Spatial and temporal variability of greenhouse gas emissions from rural development land use operations
Lewis, Kathleen Anne
Climate change objectives of mitigation and adaptation are being mainstreamed into many policies and strategies around the world. In Europe, this has included the Rural Development Programme, which aims to tackle multiple social, economic and environmental objectives in rural areas, and the integration of climate change objectives adds another strand of complexity to the decision making process. When formulating policies determining the likely effectiveness of any particular measure can be challenging, especially with respect to the spatial and temporal variability of greenhouse gas emissions. This is a challenge faced by all countries and regions around the world. This study uses Europe as an example to explore this issue. It highlights the variability in emissions from land use operations that may be encountered under different conditions and time horizons and considers this in the context of policy formulation. The Optimal Strategies for Climate change Action in Rural Areas software has been adapted to derive net greenhouse gas emissions for rural development operations for all regions in Europe.
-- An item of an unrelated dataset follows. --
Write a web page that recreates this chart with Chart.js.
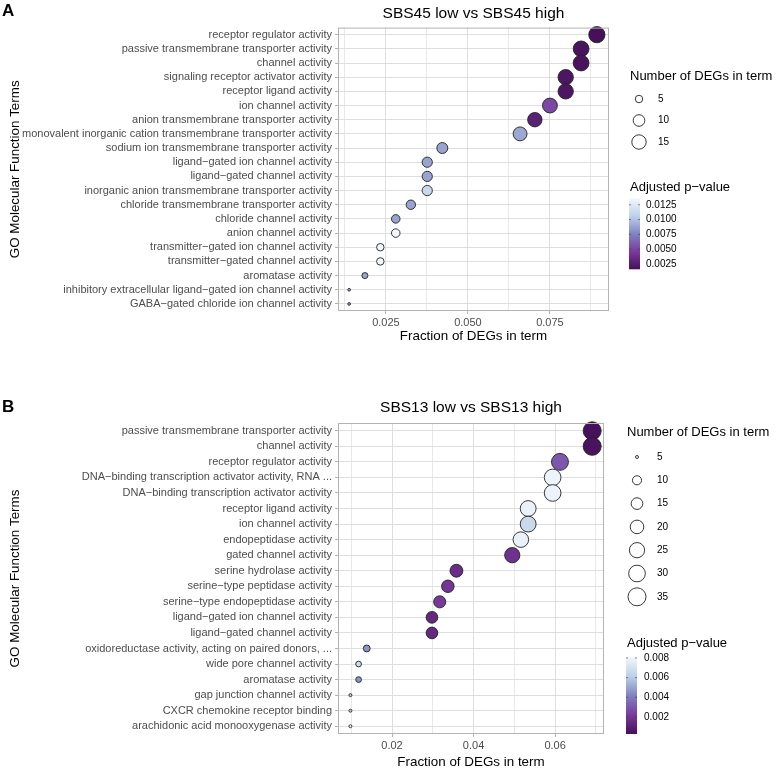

Operations have been classified into five categories based on their benefit/burden over different time horizons. The analysis shows that it is important to understand the time period over which benefits or burdens are realised and determine how this fits with policy instruments, such as land management agreements and the permanency of actions. It also shows that in some regions an operation can have benefits, but in other regions it has burdens, thus location can be critical. Finally, in the context of developing operations to meet multiple social, economic and environmental objectives, it is important to acknowledge that seeking options that only reduce emissions may not always be practical or possible. In some instances we may have to accept an increase in emissions in order to meet other objectives. It is important that we evaluate the net greenhouse gas emissions of all operations, not just those aimed at climate change mitigation. We can then select those with the least burden in the process of developing optimal solutions to meet multiple objectives.